I was lucky enough to have lived a life before ArtCenter.
What do I mean when I say this? For one, I had a background in biology and worked in a virology laboratory. I got my undergraduate degree in English from the University of North Carolina at Chapel Hill. I have enjoyed learning since childhood and studying keeps me engaged, curious. It’s part of why I was so drawn to science, then literature, then art. All are fueled by an investigatory drive.
ArtCenter was a great place for me, even if I had my head in the clouds. As a student, I was at least a decade older than most of my fellow classmates. During my time there, the college was attempting to lend the fine art discipline the same esteem traditionally associated with its design departments. The MFA program took off with added faculty, visiting artists, and studios on campus.
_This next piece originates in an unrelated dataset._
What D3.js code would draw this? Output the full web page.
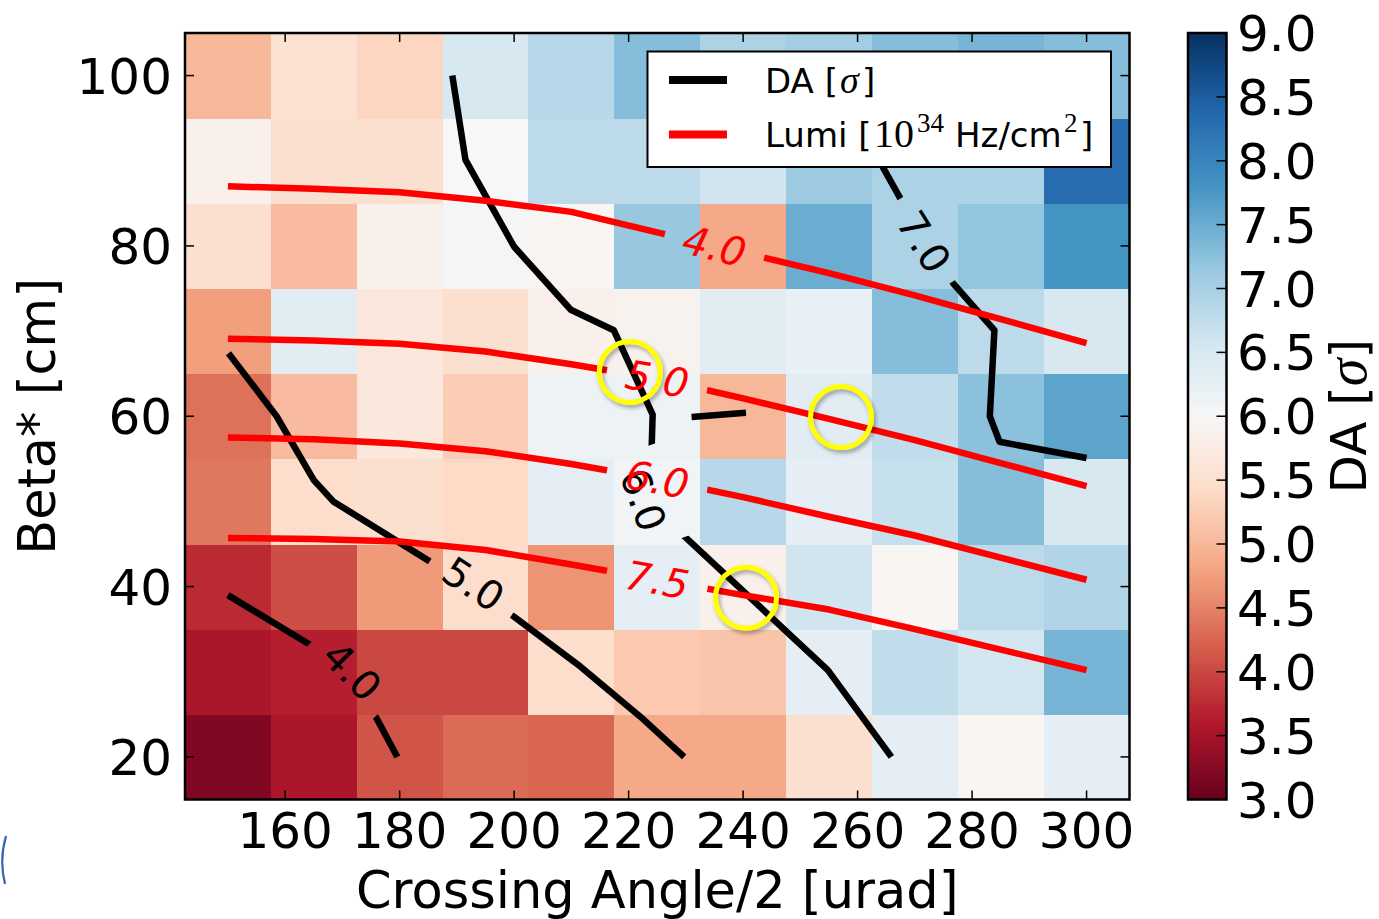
<!DOCTYPE html>
<html>
<head>
<meta charset="utf-8">
<script src="https://cdn.jsdelivr.net/npm/d3@7"></script>
<style>
  body { margin: 0; background: #fff; }
  svg { display: block; }
  text { font-family: "DejaVu Sans", sans-serif; }
</style>
</head>
<body>
<svg id="chart" width="1379" height="919"></svg>
<script>
// ---- grid axes ----
const crossingAngle = [150, 165, 180, 195, 210, 225, 240, 255, 270, 285, 300];
const betaStar = [20, 30, 40, 50, 60, 70, 80, 90, 100];

// ---- dynamic aperture [sigma], one row per beta* (cm), columns follow crossingAngle ----
const daBeta20  = [3.20, 3.55, 4.10, 4.30, 4.25, 4.85, 4.85, 5.50, 6.30, 5.95, 6.30];
const daBeta30  = [3.55, 3.65, 4.00, 4.00, 5.45, 5.20, 5.15, 6.30, 6.75, 6.55, 7.40];
const daBeta40  = [3.75, 4.05, 4.70, 5.45, 4.65, 6.30, 5.85, 6.60, 5.95, 6.80, 6.90];
const daBeta50  = [4.40, 5.45, 5.50, 5.40, 6.30, 6.10, 6.85, 6.30, 6.70, 7.30, 6.50];
const daBeta60  = [4.35, 5.05, 5.65, 5.25, 6.15, 6.15, 5.00, 6.35, 6.75, 7.25, 7.60];
const daBeta70  = [4.75, 6.35, 5.65, 5.50, 5.85, 5.90, 6.35, 6.25, 7.30, 6.80, 6.50];
const daBeta80  = [5.50, 5.05, 5.85, 6.05, 5.95, 7.15, 4.85, 7.50, 6.95, 7.20, 7.80];
const daBeta90  = [5.85, 5.50, 5.50, 6.00, 6.80, 6.80, 6.60, 7.10, 6.95, 6.95, 8.30];
const daBeta100 = [5.00, 5.55, 5.35, 6.50, 6.85, 7.30, 6.95, 7.05, 7.30, 7.40, 7.30];
const daGrid = [daBeta20, daBeta30, daBeta40, daBeta50, daBeta60, daBeta70, daBeta80, daBeta90, daBeta100];

// ---- DA iso-lines [crossing angle, beta*] ----
const daContour4 = [[150.0, 39.0], [165.0, 32.9], [172.0, 28.0], [176.0, 24.5], [179.6, 20.0]];
const daContour5 = [[150.1, 67.4], [158.5, 60.0], [165.0, 52.5], [168.4, 50.0], [185.4, 42.9],
                    [199.9, 36.5], [211.6, 30.6], [222.1, 24.7], [229.7, 20.0]];
const daContour6 = [[189.2, 100.0], [191.5, 90.1], [200.0, 79.9], [209.9, 72.5], [217.4, 70.1],
                    [224.2, 60.2], [224.0, 55.8], [229.1, 46.3], [254.8, 30.2], [265.9, 20.0]];
const daContour6b = [[231.0, 59.9], [240.5, 60.4]];
const daContour7 = [[256.0, 100.0], [264.7, 88.9], [267.6, 85.4], [276.7, 75.6], [283.9, 70.1],
                    [283.1, 60.0], [284.8, 57.0], [300.0, 55.1]];
const daContours = [daContour4, daContour5, daContour6, daContour6b, daContour7];
const daLabelLevels = [4.0, 5.0, 6.0, 7.0];
const daLabelPoints = [[171.7, 30.1], [192.9, 40.3], [222.6, 50.2], [271.6, 80.5]];
const daLabelLines = [daContour4, daContour5, daContour6, daContour7];

// ---- luminosity iso-lines: beta* at each crossing angle ----
const lumiLevels = [4.0, 5.0, 6.0, 7.5];
const lumi40 = [87.0, 86.7, 86.3, 85.3, 84.0, 81.6, 79.2, 76.8, 74.2, 71.4, 68.6];
const lumi50 = [69.1, 68.9, 68.5, 67.6, 66.1, 64.4, 62.1, 59.7, 57.2, 54.5, 51.8];
const lumi60 = [57.5, 57.3, 56.8, 55.9, 54.4, 52.6, 50.5, 48.2, 46.0, 43.4, 40.8];
const lumi75 = [45.7, 45.6, 45.3, 44.3, 42.6, 40.8, 39.0, 37.3, 35.0, 32.6, 30.2];
const lumiLines = [lumi40, lumi50, lumi60, lumi75];
const lumiLabelAngle = [235, 225, 225, 225];

// ---- highlighted working points ----
const highlighted = [[220.2, 65.2], [257.1, 59.9], [240.5, 38.7]];

// ---- ticks ----
const xTicks = [160, 180, 200, 220, 240, 260, 280, 300];
const yTicks = [20, 40, 60, 80, 100];
const cbarTicks = [3.0, 3.5, 4.0, 4.5, 5.0, 5.5, 6.0, 6.5, 7.0, 7.5, 8.0, 8.5, 9.0];

// RdBu colour map, linear between the ColorBrewer anchors
const rdbu = ["#67001f", "#b2182b", "#d6604d", "#f4a582", "#fddbc7", "#f7f7f7",
              "#d1e5f0", "#92c5de", "#4393c3", "#2166ac", "#053061"];
const daMin = 3, daMax = 9;
const color = d3.scaleLinear()
  .domain(rdbu.map((_, i) => daMin + i * (daMax - daMin) / (rdbu.length - 1)))
  .range(rdbu).interpolate(d3.interpolateRgb).clamp(true);

const plot = { left: 185, right: 1129.5, top: 33, bottom: 799.5 };
const xs = d3.scaleLinear().domain([142.5, 307.5]).range([plot.left, plot.right]);
const ys = d3.scaleLinear().domain([15, 105]).range([plot.bottom, plot.top]);

const svg = d3.select("#chart");
const defs = svg.append("defs");

defs.append("filter").attr("id", "ringShadow")
  .attr("x", "-30%").attr("y", "-30%").attr("width", "160%").attr("height", "160%")
  .append("feDropShadow").attr("dx", 2).attr("dy", 3).attr("stdDeviation", 2)
  .attr("flood-color", "#000").attr("flood-opacity", 0.35);

// ---- heatmap cells ----
const cells = [];
daGrid.forEach((row, j) => row.forEach((v, i) => cells.push({ x: crossingAngle[i], y: betaStar[j], v })));
svg.append("g").attr("shape-rendering", "crispEdges")
  .selectAll("rect").data(cells).join("rect")
  .attr("x", d => xs(d.x - 7.5))
  .attr("y", d => ys(d.y + 5))
  .attr("width", d => xs(d.x + 7.5) - xs(d.x - 7.5) + 0.5)
  .attr("height", d => ys(d.y - 5) - ys(d.y + 5) + 0.5)
  .attr("fill", d => color(d.v));

// geometry helpers in pixel space
const toPx = p => [xs(p[0]), ys(p[1])];
function nearestOnLine(points, target) {
  const pts = points.map(toPx);
  let best = null;
  for (let k = 0; k < pts.length - 1; k++) {
    const [ax, ay] = pts[k], [bx, by] = pts[k + 1];
    const dx = bx - ax, dy = by - ay;
    let t = ((target[0] - ax) * dx + (target[1] - ay) * dy) / (dx * dx + dy * dy);
    t = Math.max(0, Math.min(1, t));
    const px = ax + t * dx, py = ay + t * dy;
    const dist = Math.hypot(target[0] - px, target[1] - py);
    if (!best || dist < best.dist) {
      let ang = Math.atan2(dy, dx) * 180 / Math.PI;
      if (ang > 90) ang -= 180;
      if (ang <= -90) ang += 180;
      best = { x: px, y: py, angle: ang, dist };
    }
  }
  return best;
}

function gapMask(id, gaps) {
  const m = defs.append("mask").attr("id", id).attr("maskUnits", "userSpaceOnUse")
    .attr("x", 0).attr("y", 0).attr("width", 1379).attr("height", 919);
  m.append("rect").attr("width", 1379).attr("height", 919).attr("fill", "#fff");
  gaps.forEach(g => m.append("rect")
    .attr("x", -g.w / 2).attr("y", -20).attr("width", g.w).attr("height", 40)
    .attr("transform", `translate(${g.x},${g.y}) rotate(${g.angle})`)
    .attr("fill", "#000"));
}

const line = d3.line().x(d => xs(d[0])).y(d => ys(d[1]));
const fmt = d3.format(".1f");

// ---- DA iso-lines with inline labels ----
const daLabelInfo = daLabelPoints.map((p, k) => {
  const c = toPx(p);
  const n = nearestOnLine(daLabelLines[k], c);
  return { cx: c[0], cy: c[1], gx: n.x, gy: n.y, angle: n.angle, text: fmt(daLabelLevels[k]) };
});
gapMask("daGaps", daLabelInfo.map(d => ({ x: d.gx, y: d.gy, angle: d.angle, w: 98 })));

svg.append("g").attr("mask", "url(#daGaps)")
  .selectAll("path").data(daContours).join("path")
  .attr("d", line).attr("fill", "none").attr("stroke", "#000")
  .attr("stroke-width", 6.5).attr("stroke-linejoin", "round").attr("stroke-linecap", "butt");

svg.append("g").selectAll("text").data(daLabelInfo).join("text")
  .attr("transform", d => `translate(${d.cx},${d.cy}) rotate(${d.angle})`)
  .attr("text-anchor", "middle").attr("dy", "0.36em")
  .attr("font-size", 40).attr("fill", "#000")
  .text(d => d.text);

// ---- luminosity iso-lines with inline labels ----
const lumiPts = lumiLines.map(vals => crossingAngle.map((x, i) => [x, vals[i]]));
const lumiLabelInfo = lumiPts.map((pts, k) => {
  const yAt = d3.scaleLinear().domain(crossingAngle).range(lumiLines[k])(lumiLabelAngle[k]);
  const c = toPx([lumiLabelAngle[k], yAt]);
  const n = nearestOnLine(pts, c);
  return { cx: c[0], cy: c[1], angle: n.angle, text: fmt(lumiLevels[k]) };
});
gapMask("lumiGaps", lumiLabelInfo.map(d => ({ x: d.cx, y: d.cy, angle: d.angle, w: 102 })));

svg.append("g").attr("mask", "url(#lumiGaps)")
  .selectAll("path").data(lumiPts).join("path")
  .attr("d", line).attr("fill", "none").attr("stroke", "#ff0000")
  .attr("stroke-width", 6.5).attr("stroke-linejoin", "round").attr("stroke-linecap", "butt");

svg.append("g").selectAll("text").data(lumiLabelInfo).join("text")
  .attr("transform", d => `translate(${d.cx},${d.cy}) rotate(${d.angle})`)
  .attr("text-anchor", "middle").attr("dy", "0.36em")
  .attr("font-size", 40).attr("font-style", "italic").attr("fill", "#ff0000")
  .text(d => d.text);

// ---- highlighted points ----
svg.append("g").attr("filter", "url(#ringShadow)")
  .selectAll("circle").data(highlighted).join("circle")
  .attr("cx", d => xs(d[0])).attr("cy", d => ys(d[1])).attr("r", 30.5)
  .attr("fill", "none").attr("stroke", "#ffff00").attr("stroke-width", 5);

// ---- ticks (inward, all four sides) ----
const tickLen = 9;
const tk = svg.append("g").attr("stroke", "#000").attr("stroke-width", 1.5);
xTicks.forEach(t => {
  tk.append("line").attr("x1", xs(t)).attr("x2", xs(t)).attr("y1", plot.bottom).attr("y2", plot.bottom - tickLen);
  tk.append("line").attr("x1", xs(t)).attr("x2", xs(t)).attr("y1", plot.top).attr("y2", plot.top + tickLen);
});
yTicks.forEach(t => {
  tk.append("line").attr("y1", ys(t)).attr("y2", ys(t)).attr("x1", plot.left).attr("x2", plot.left + tickLen);
  tk.append("line").attr("y1", ys(t)).attr("y2", ys(t)).attr("x1", plot.right).attr("x2", plot.right - tickLen);
});

svg.append("g").selectAll("text").data(xTicks).join("text")
  .attr("x", d => xs(d)).attr("y", 848).attr("text-anchor", "middle")
  .attr("font-size", 50).text(d => d);
svg.append("g").selectAll("text").data(yTicks).join("text")
  .attr("x", 172).attr("y", d => ys(d) + 18).attr("text-anchor", "end")
  .attr("font-size", 50).text(d => d);

// frame
svg.append("rect").attr("x", plot.left).attr("y", plot.top)
  .attr("width", plot.right - plot.left).attr("height", plot.bottom - plot.top)
  .attr("fill", "none").attr("stroke", "#000").attr("stroke-width", 2.5);

// axis titles
svg.append("text").attr("x", (plot.left + plot.right) / 2).attr("y", 908)
  .attr("text-anchor", "middle").attr("font-size", 51).text("Crossing Angle/2 [urad]");
svg.append("text").attr("transform", `translate(55,${(plot.top + plot.bottom) / 2}) rotate(-90)`)
  .attr("text-anchor", "middle").attr("font-size", 51).text("Beta* [cm]");

// ---- legend ----
const lg = svg.append("g");
lg.append("rect").attr("x", 647.5).attr("y", 51.5).attr("width", 463.5).attr("height", 115.5)
  .attr("fill", "#fff").attr("stroke", "#000").attr("stroke-width", 2);
lg.append("line").attr("x1", 669).attr("x2", 727).attr("y1", 80).attr("y2", 80)
  .attr("stroke", "#000").attr("stroke-width", 8);
lg.append("line").attr("x1", 669).attr("x2", 727).attr("y1", 134.5).attr("y2", 134.5)
  .attr("stroke", "#ff0000").attr("stroke-width", 8);
const t1 = lg.append("text").attr("x", 765).attr("y", 93).attr("font-size", 34);
t1.append("tspan").text("DA [");
t1.append("tspan").attr("x", 840).attr("font-family", "Liberation Serif").attr("font-style", "italic").attr("font-size", 38).text("σ");
t1.append("tspan").attr("x", 862).text("]");
const t2 = lg.append("text").attr("x", 765).attr("y", 147).attr("font-size", 34);
t2.append("tspan").text("Lumi [");
t2.append("tspan").attr("x", 874).attr("font-family", "Liberation Serif").attr("font-size", 40).text("10");
t2.append("tspan").attr("x", 917).attr("dy", -15).attr("font-family", "Liberation Serif").attr("font-size", 27).text("34");
t2.append("tspan").attr("x", 955).attr("dy", 15).text("Hz/cm");
t2.append("tspan").attr("x", 1064).attr("dy", -15).attr("font-family", "Liberation Serif").attr("font-size", 27).text("2");
t2.append("tspan").attr("x", 1080).attr("dy", 15).text("]");

// ---- colour bar ----
const cb = { x: 1188, w: 38.5, top: 33, bottom: 799.5 };
const cbY = d3.scaleLinear().domain([daMin, daMax]).range([cb.bottom, cb.top]);
const grad = defs.append("linearGradient").attr("id", "cbarGrad")
  .attr("x1", 0).attr("y1", 1).attr("x2", 0).attr("y2", 0);
d3.range(0, 1.0001, 0.02).forEach(f => grad.append("stop")
  .attr("offset", f).attr("stop-color", color(daMin + f * (daMax - daMin))));
svg.append("rect").attr("x", cb.x).attr("y", cb.top).attr("width", cb.w).attr("height", cb.bottom - cb.top)
  .attr("fill", "url(#cbarGrad)");
svg.append("g").selectAll("line").data(cbarTicks.slice(1, -1)).join("line")
  .attr("x1", cb.x + cb.w).attr("x2", cb.x + cb.w - 10)
  .attr("y1", d => cbY(d)).attr("y2", d => cbY(d))
  .attr("stroke", "#000").attr("stroke-width", 1.5);
svg.append("rect").attr("x", cb.x).attr("y", cb.top).attr("width", cb.w).attr("height", cb.bottom - cb.top)
  .attr("fill", "none").attr("stroke", "#000").attr("stroke-width", 2.5);
svg.append("g").selectAll("text").data(cbarTicks).join("text")
  .attr("x", 1237).attr("y", d => cbY(d) + 18).attr("font-size", 50).text(d => fmt(d));
const cbl = svg.append("text")
  .attr("transform", `translate(1366,${(cb.top + cb.bottom) / 2}) rotate(-90)`)
  .attr("text-anchor", "middle").attr("font-size", 50);
cbl.append("tspan").text("DA [");
cbl.append("tspan").attr("font-family", "Liberation Serif").attr("font-style", "italic").attr("font-size", 56).text("σ");
cbl.append("tspan").text("]");

// small stray arc in the lower-left margin
svg.append("path").attr("d", "M6,836 Q-1,860 5,884")
  .attr("fill", "none").attr("stroke", "#3563b5").attr("stroke-width", 2.2);
</script>
</body>
</html>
I was still observing and investigating, but now my thinking and making became more experimental, fostered by a sense of play. My sculpture and installation work was becoming more conceptual. But I didn’t have to adhere to an established scientific method or write lucid prose in order to say what I wanted.
At a certain point, I had an epiphany. I allowed myself to be a fine artist, and that was that.
At ArtCenter, a lot of wonderful, useful design was obviously happening, but fine artists had less “finished product “ to show. Our faculty treated us as serious artists, but to students in other majors, we must have looked as though we were wasting a lot of time talking about philosophy and meaning – and trying lots of things that didn’t work out in our messy studios downstairs in the Hilltop building.
Coming up with a sustaining idea is the hardest part of the process for a fine artist. It begs the question, what does one even make art about in a world like ours? There’s a period of nurturing one’s own ideas, and, frankly, a period where one cobbles together a body of work that no one really asked for. Fine artists, in my experience, are generally motivated by a poet’s desire to do something meaningful within the culture, to give a gift to the world.
Of course, different artists work in different ways. Personally, I’m not as interested in my inner psychology or a signature style as in cultivating an outward gaze. My art is more a reaction to the wonder of being alive in such an extravagant cosmos, at this time and in this place.
It’s tough to tell someone to just “be creative.” What does that even mean? It starts with not putting the act of creating on a pedestal. Creating doesn’t have to be your sole reason for existing. I try to think of it more like a job I’m kind of made to perform. Once you remove any unnecessary prestige attached to it, creating becomes something accessible, something that’s passed down through the ages. I had to lower my own expectations so that I wasn’t paralyzed by the fear of trying.
Artists must ask themselves certain essential questions in these difficult times. How do we manage to get by? How can we all contribute? I promised myself when I started out that I would try to develop a path where I’d not get bored with my own work. My art can be formal and quite simple, dense, or tragically funny, but I’m always trying to see better and respond with authenticity. I’m uncomfortable with the current emphasis on “branding” – it sounds like we’re all products. I want viewers to experience being human in real time and space, open to mystery and slippery insights. The question I always return to is, “what would keep me engaged enough to keep learning and working for a lifetime?”
Of course, I don’t have all the answers. I try to address pressing issues, such as consumerism in the natural world, history and time, human longing for transcendence. Then I get to work making stuff in the studio. I would love to slow the world down, and encourage us to be aware of its extravagant beauty and wonder in a physical way, instead of staring at phones and screens 24/7. In that way, I’m swimming against the current. As a fine artist, I’m just one small part of a movement that is attempting to enhance the fabric of our culture. I’m just doing my part.
The question remains, what part can YOU play?